Monday, May 28, 2012
THEATRE REVIEW:
FRENCH WITHOUT TEARS
JOHN COULBOURN,
Special to TorSun
28 MAY 2012
R: 2.5/5
Pictured: Martin Happer, Robin Evan Willis
NIAGARA-ON-THE-LAKE — As children, most of us learned that good things come to those who wait — and it’s a lesson that might bear remembering for anyone who finds himself trapped in the Shaw Festival’s Royal George Theatre, watching a performance of Terence Rattigan’s 1936 breakout hit, FRENCH WITHOUT TEARS, which opened here Saturday. And finally, in the wake of that remembrance, it all comes down to two questions: How long should one wait? And just how worthwhile is the stuff for which we are waiting?
Set in the living room/study of a sea-side villa on the west coast of France in the mid-’30s, FRENCH WITHOUT TEARS revolves largely around a group of young British youth who have put their private schoolboy days behind them and fled across the channel to study the French language, under the tutelage of the curmudgeonly Monsieur Maingot (played by the increasingly curmudgeonly Michael Ball). But while Kenneth Lake (Billy Lake), Brian Curtis (Craig Pike), Alan Howard (Ben Sanders) and Kit Neilan (Wade Bogert-O’Brien) are at best perfunctory students of the French language, they all are interested, in varying degrees, in conjugating verbs with the opposite sex.
In this case, that obsession is heightened by the presence of young Mr. Lake’s sister Diana (Robin Evan Willis), a young woman determined to test the full mettle of her sexual powers. As the play opens, she is working her wiles on Kit, but with the arrival of Lt. Commander Rogers (Martin Happer), she quickly refocuses her high beams on the more mature military man, leaving Kit fuming. As a sidebar, it seems that M. Maingot’s young daughter (Julie Martell) is also in love with Kit, leaving Curtis to try his hand with lesser local girls, while Howard contents himself with minding everyone else’s business.
It is not, it must be said, riveting stuff for anyone with even a passing knowledge of current rom-coms, but frankly, it could be a lot more engaging than director Kate Lynch makes in the first act of this tedious little love story. Not only does she never really manage to achieve the requisite sense of rambunctious camaraderie that would mark this as a believable pride of randy young men, she is further hampered by the fact that as costumed and played, Willis’ Diana is far too mature and predatory. In fact, thanks to designer William Schmuck, even the otherwise excellent Martell comes across as more cougarly than one suspects the playwright intended.

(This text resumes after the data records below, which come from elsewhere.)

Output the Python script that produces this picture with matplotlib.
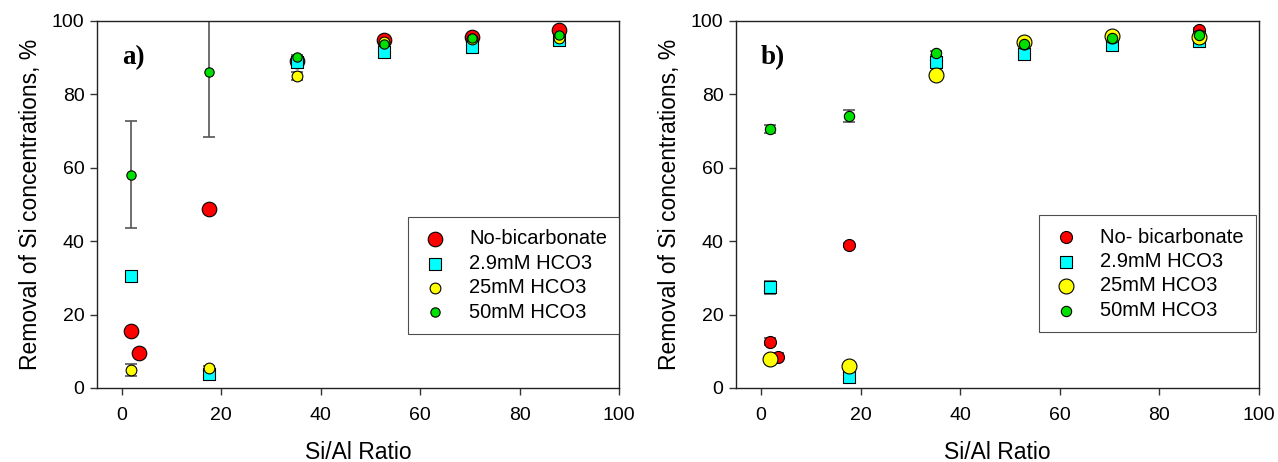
import matplotlib
matplotlib.use("Agg")
import matplotlib.pyplot as plt

plt.rcParams['font.family'] = ['Liberation Sans', 'DejaVu Sans']

# Si/Al ratios
ratio = [1.76, 17.6, 35.2, 52.8, 70.4, 88.0]
ratio_nb = [1.76, 3.5, 17.6, 35.2, 52.8, 70.4, 88.0]

# panel a)
a_nobic = [15.5, 9.4, 48.7, 89.0, 94.8, 95.7, 97.6]
a_hco3_29 = [30.4, 3.8, 88.8, 91.5, 92.8, 94.8]
a_hco3_25 = [4.9, 5.4, 85.0, 94.2, 95.2, 95.3]
a_hco3_25_err = [1.7, 0.5, 1.0, 0.5, 0.5, 0.5]
a_hco3_50 = [58.1, 86.2, 90.1, 93.6, 95.4, 96.2]
a_hco3_50_err = [14.6, 17.7, 0.5, 0.5, 0.5, 0.5]

# panel b)
b_nobic = [12.6, 8.5, 39.0, 89.5, 94.4, 95.6, 97.5]
b_nobic_err = [1.0, 1.0, 0.5, 0.5, 0.5, 0.5, 0.5]
b_hco3_29 = [27.4, 3.1, 88.7, 91.0, 93.4, 94.6]
b_hco3_29_err = [1.7, 0.5, 0.5, 0.5, 0.5, 0.5]
b_hco3_25 = [7.8, 6.0, 85.2, 94.4, 96.0, 95.7]
b_hco3_50 = [70.6, 74.1, 91.2, 93.7, 95.4, 96.1]
b_hco3_50_err = [1.0, 1.6, 0.5, 0.5, 0.5, 0.5]

labels_a = ['No-bicarbonate', '2.9mM HCO3', '25mM HCO3', '50mM HCO3']
labels_b = ['No- bicarbonate', '2.9mM HCO3', '25mM HCO3', '50mM HCO3']

red, cyan, yellow, green = '#ff0000', '#00ffff', '#ffff00', '#00e000'
ecol = '#555555'

fig = plt.figure(figsize=(12.78, 4.62), dpi=100)
ax1 = fig.add_axes([0.0759, 0.1602, 0.4085, 0.7944])
ax2 = fig.add_axes([0.5759, 0.1602, 0.4092, 0.7944])


def draw(ax, series, labels, tag, legend_anchor):
    handles = []
    for (x, y, err, marker, color, size), lab in zip(series, labels):
        if err is not None:
            ax.errorbar(x, y, yerr=err, fmt='none', ecolor=ecol, elinewidth=1.2,
                        capsize=4.5, capthick=1.2, zorder=2)
        h = ax.scatter(x, y, s=size, marker=marker, c=color, edgecolors='black',
                       linewidths=0.8, zorder=3, label=lab, clip_on=False)
        handles.append(h)
    ax.set_xlim(-5, 100)
    ax.set_ylim(0, 100)
    ax.set_xticks(range(0, 101, 20))
    ax.set_yticks(range(0, 101, 20))
    ax.tick_params(direction='out', length=5, width=1, color='#333333',
                   labelsize=14, pad=4)
    ax.tick_params(axis='x', pad=9)
    for sp in ax.spines.values():
        sp.set_color('#222222')
        sp.set_linewidth(1)
    ax.set_xlabel('Si/Al Ratio', fontsize=16.5, labelpad=12)
    ax.set_ylabel('Removal of Si concentrations, %', fontsize=16.5, labelpad=7)
    ax.text(0, 90, tag, fontsize=19.5, fontweight='bold', family='Liberation Serif',
            va='center', ha='left')
    leg = ax.legend(handles=handles, loc='upper right', bbox_to_anchor=legend_anchor,
                    fontsize=14.5, frameon=True, fancybox=False, edgecolor='#222222',
                    borderpad=0.6, labelspacing=0.27, handlelength=1.5,
                    handletextpad=0.95, borderaxespad=0, markerscale=1.0)
    leg.get_frame().set_linewidth(0.8)


series_a = [
    (ratio_nb, a_nobic, None, 'o', red, 110),
    (ratio, a_hco3_29, None, 's', cyan, 85),
    (ratio, a_hco3_25, a_hco3_25_err, 'o', yellow, 60),
    (ratio, a_hco3_50, a_hco3_50_err, 'o', green, 45),
]
series_b = [
    (ratio_nb, b_nobic, b_nobic_err, 'o', red, 75),
    (ratio, b_hco3_29, b_hco3_29_err, 's', cyan, 70),
    (ratio, b_hco3_25, None, 'o', yellow, 115),
    (ratio, b_hco3_50, b_hco3_50_err, 'o', green, 55),
]

draw(ax1, series_a, labels_a, 'a)', (1.0, 0.465))
draw(ax2, series_b, labels_b, 'b)', (0.994, 0.47))

fig.savefig('out.png', dpi=100)
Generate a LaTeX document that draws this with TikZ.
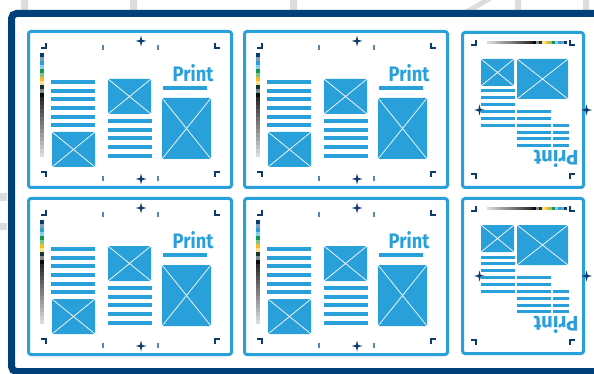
\documentclass[tikz,border=0pt]{standalone}
\usepackage{fontspec}
\newfontfamily\printfont{Fira Sans}
\definecolor{pblue}{HTML}{29A0DA}
\definecolor{navy}{HTML}{00417A}
\definecolor{markc}{HTML}{0D3B6B}
\definecolor{tickc}{HTML}{5C86B0}
\definecolor{bggray}{HTML}{DDDDDD}
\definecolor{cbA}{HTML}{0B3C6E}
\definecolor{cbB}{HTML}{7E9DBD}
\definecolor{cbC}{HTML}{2C9FD9}
\definecolor{cbD}{HTML}{86CDEF}
\definecolor{cbE}{HTML}{17994A}
\definecolor{cbF}{HTML}{7CC58F}
\definecolor{cbG}{HTML}{F7B926}
\definecolor{cbH}{HTML}{FDDD86}
\definecolor{cbI}{HTML}{17332E}
\definecolor{cbJ}{HTML}{7D8A89}
\definecolor{cbK}{HTML}{0A0A0A}
\newcommand\imgbx[4]{\fill[imgfill] (#1,#2) rectangle (#3,#4); \draw[xcross] (#1,#2)--(#3,#4) (#1,#4)--(#3,#2);}
\newcommand\regmk[2]{\fill[markc,shift={(#1,#2)}] (0,-5.5)--(1.1,-1.1)--(5.5,0)--(1.1,1.1)--(0,5.5)--(-1.1,1.1)--(-5.5,0)--(-1.1,-1.1)--cycle (0,0) circle (1.7);}
\tikzset{
  panel/.style={draw=pblue, line width=3pt, rounded corners=2.5pt, fill=white},
  imgfill/.style={fill=pblue, rounded corners=1.2pt},
  xcross/.style={draw=white, line width=0.7pt},
  cropm/.style={draw=markc, line width=1.2pt},
  tickm/.style={draw=tickc, line width=1.2pt},
  txtline/.style={fill=pblue},
  printtxt/.style={text=pblue, font=\printfont\bfseries\fontsize{21}{21}\selectfont, inner sep=0pt, xscale=0.87},
  landpage/.pic={
    \draw[panel] (28.5,31.5) rectangle (231.5,187.5);
    % crop marks
    \draw[cropm] (41,48)--(46,48)--(46,43);
    \draw[cropm] (215,43)--(215,48)--(220,48);
    \draw[cropm] (41,172)--(46,172)--(46,177);
    \draw[cropm] (220,172)--(215,172)--(215,177);
    % ticks
    \draw[tickm] (103,45)--(103,50) (158,45)--(158,50) (103,176)--(103,181) (158,176)--(158,181);
    % registration marks
    \regmk{141}{41}
    \regmk{141}{179}
    % colour bar
    \foreach \c [count=\i from 0] in {cbA,cbB,cbC,cbD,cbE,cbF,cbG,cbH,cbI,cbJ,cbK}
      \fill[\c] (40,53+4*\i) rectangle (44,57+4*\i);
    \foreach \i in {0,...,14}{
      \pgfmathtruncatemacro\p{83-\i*68/14}
      \fill[black!\p] (40,97+4*\i) rectangle (44,101+4*\i);
    }
    % text column 1
    \foreach \y in {82,90.7,99.3,108,116.7,125.3}
      \fill[txtline] (51,\y-2) rectangle (95,\y+2);
    \imgbx{52}{132}{95}{167}
    % middle column
    \imgbx{108}{79}{151}{114}
    \foreach \y in {121,129.7,138.3,147,155.7}
      \fill[txtline] (108,\y-2) rectangle (152,\y+2);
    % right column
    \node[printtxt] (-print) at (193,73.5) {Print};
    \fill[txtline] (163,86) rectangle (207,90);
    \imgbx{162}{98}{211}{159}
  },
  portpage/.pic={
    \draw[panel] (462.5,32.5) rectangle (583.5,187.5);
    \draw[cropm] (471,45)--(476,45)--(476,40);
    \draw[cropm] (570,40)--(570,45)--(575,45);
    \draw[cropm] (471,174)--(476,174)--(476,179);
    \draw[cropm] (575,174)--(570,174)--(570,179);
    \foreach \i in {0,...,14}{
      \pgfmathtruncatemacro\p{15+\i*68/14}
      \fill[black!\p] ({487+3.08*\i},41) rectangle ({490.1+3.08*\i},44);
    }
    \foreach \c [count=\i from 0] in {cbK,cbJ,cbI,cbH,cbG,cbF,cbE,cbD,cbC,cbB,cbA}
      \fill[\c] ({533.2+3.08*\i},41) rectangle ({536.3+3.08*\i},44);
    \regmk{479.5}{110}
    \regmk{586.5}{110}
    \imgbx{481}{59}{514}{86}
    \imgbx{517}{59}{568}{99}
    \foreach \y in {91,97.9,104.8,111.6,118.5,125.4}
      \fill[txtline] (481,\y-1.5) rectangle (515,\y+1.5);
    \foreach \y in {111.6,118.5,125.4,132.2,139,145.8}
      \fill[txtline] (517,\y-1.5) rectangle (551,\y+1.5);
    \foreach \y in {125.4,132.2,139,145.8}
      \fill[txtline] (553,\y-1.5) rectangle (569,\y+1.5);
    \node[printtxt, rotate=180, xscale=1.1] (-print) at (556,158.5) {Print};
  }
}
\begin{document}
\begin{tikzpicture}[x=1pt,y=-1pt]
\useasboundingbox (0,0) rectangle (594,374);
\clip (0,0) rectangle (594,374);
\fill[white] (0,0) rectangle (594,374);
% faint background pieces
\fill[bggray] (21,0) rectangle (28,10) (130,0) rectangle (137,10) (290,0) rectangle (297,10)
  (515,0) rectangle (521,10) (583,0) rectangle (589,10)
  (0,193) rectangle (7,201) (0,223) rectangle (7,230);
\fill[bggray] (465,10)--(475,10)--(492,0)--(482,0)--cycle;
% outer frame
\draw[navy, line width=7pt, rounded corners=5pt, fill=white] (11.5,13.5) rectangle (640,371.5);
% pages
\pic (pa) at (0,0) {landpage};
\pic (pb) at (216,0) {landpage};
\pic (pc) at (0,0) {portpage};
\pic (pd) at (0,167) {landpage};
\pic (pe) at (216,167) {landpage};
\pic (pf) at (0,166) {portpage};
\end{tikzpicture}
\end{document}
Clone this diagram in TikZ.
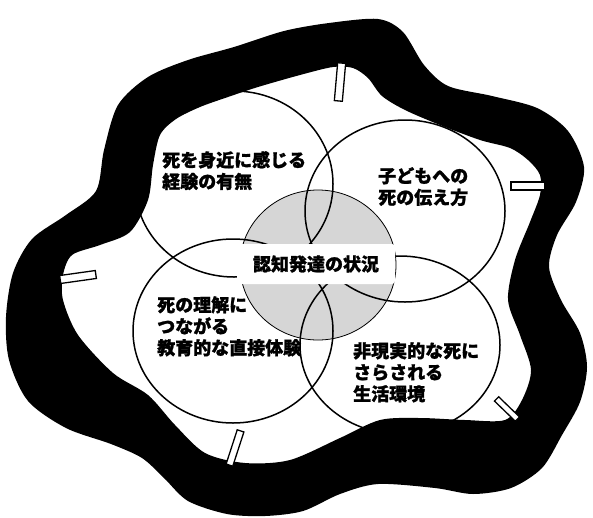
\documentclass[tikz,border=0pt]{standalone}
\usepackage{fontspec}
\newfontfamily\jp{Noto Sans CJK JP}[BoldFeatures={FakeBold=1.2}]
\begin{document}
\begin{tikzpicture}[x=1pt,y=-1pt,
  ring/.style={draw=black, line width=1.5pt},
  lbl/.style={font={\jp\bfseries\fontsize{18}{21.5}\selectfont}, align=left, inner sep=0pt, anchor=north west},
  tab/.style={draw=black, fill=white, line width=1.3pt, inner sep=0pt}]
\useasboundingbox (0,0) rectangle (593,517);
\fill[white] (0,0) rectangle (593,517);
% centres
\coordinate (c1) at (234,184);
\coordinate (c2) at (405,211);
\coordinate (c3) at (233,331);
\coordinate (c4) at (400,345);
\coordinate (c0) at (318,265);
% central grey disc
\fill[black!16] (c0) ellipse [x radius=78, y radius=75];
\draw[ring] (c1) ellipse [x radius=99, y radius=93];
\draw[ring] (c2) ellipse [x radius=100, y radius=91];
\draw[ring] (c3) ellipse [x radius=100, y radius=92];
\draw[ring] (c4) ellipse [x radius=100, y radius=89];
\draw[line width=0.8pt] (c0) ellipse [x radius=78, y radius=75];
% band
\fill[black, even odd rule]
 plot[smooth cycle] coordinates {(284,31) (329,23) (378,19) (403,32) (424,65) (448,86) (492,96) (537,108) (568,131) (584,167) (576,202) (557,235) (549,267) (561,300) (580,333) (587,367) (580,402) (562,435) (542,468) (511,488) (473,494) (435,488) (378,484) (340,494) (303,511) (265,516) (227,514) (188,501) (164,478) (142,458) (111,444) (66,428) (28,401) (9,360) (6,317) (13,273) (32,239) (66,215) (96,191) (104,150) (118,105) (148,77) (188,60) (234,47)}
 plot[smooth cycle] coordinates {(258,87) (300,75) (333,67) (353,68) (368,78) (382,96) (405,110) (440,125) (480,140) (510,148) (528,160) (540,175) (540,195) (530,222) (515,260) (508,300) (520,335) (531,370) (522,400) (505,420) (465,420) (420,418) (380,420) (340,438) (290,460) (245,463) (205,453) (175,425) (148,395) (113,373) (78,335) (63,300) (63,275) (72,255) (100,245) (130,232) (148,200) (153,165) (160,135) (176,119) (200,107) (228,97)};
% tabs
\node[tab, minimum width=8pt, minimum height=38pt, rotate=-5] (tabT) at (340,82) {};
\node[tab, minimum width=34pt, minimum height=8pt] (tabR) at (528,186) {};
\node[tab, minimum width=36pt, minimum height=8pt, rotate=8] (tabL) at (78,277) {};
\node[tab, minimum width=7pt, minimum height=36pt, rotate=-18] (tabB) at (235,448) {};
\node[tab, minimum width=29pt, minimum height=6pt, rotate=-44] (tabBR) at (507,409) {};
% labels
\node[fill=white, rounded corners=3pt, inner sep=0pt, minimum width=158pt, minimum height=40pt,
      font={\jp\bfseries\fontsize{18}{21.5}\selectfont}] (mid) at (316,264) {認知発達の状況};
\node[lbl] (t1) at (162,151) {死を身近に感じる\\経験の有無};
\node[lbl] (t2) at (378,167) {子どもへの\\死の伝え方};
\node[lbl] (t3) at (157,296) {死の理解に\\つながる\\教育的な直接体験};
\node[lbl] (t4) at (353,342) {非現実的な死に\\さらされる\\生活環境};
\end{tikzpicture}
\end{document}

Happily, after a first act that throbs with all the passion of an annual dramatic offering at a British boys’ school, Lynch and her cast find a rhythm of sorts in a second act that begins with a drunken late-night encounter between Sanders, Happer and Bogert-O’Brien that actually suggests something awfully close to chemistry between the three of them. It isn’t, it must be said, enough to save the entire production, but it does generate enough heat to carry a play and its audience to a happy, if not wildly successful conclusion, despite the dated nature of the material.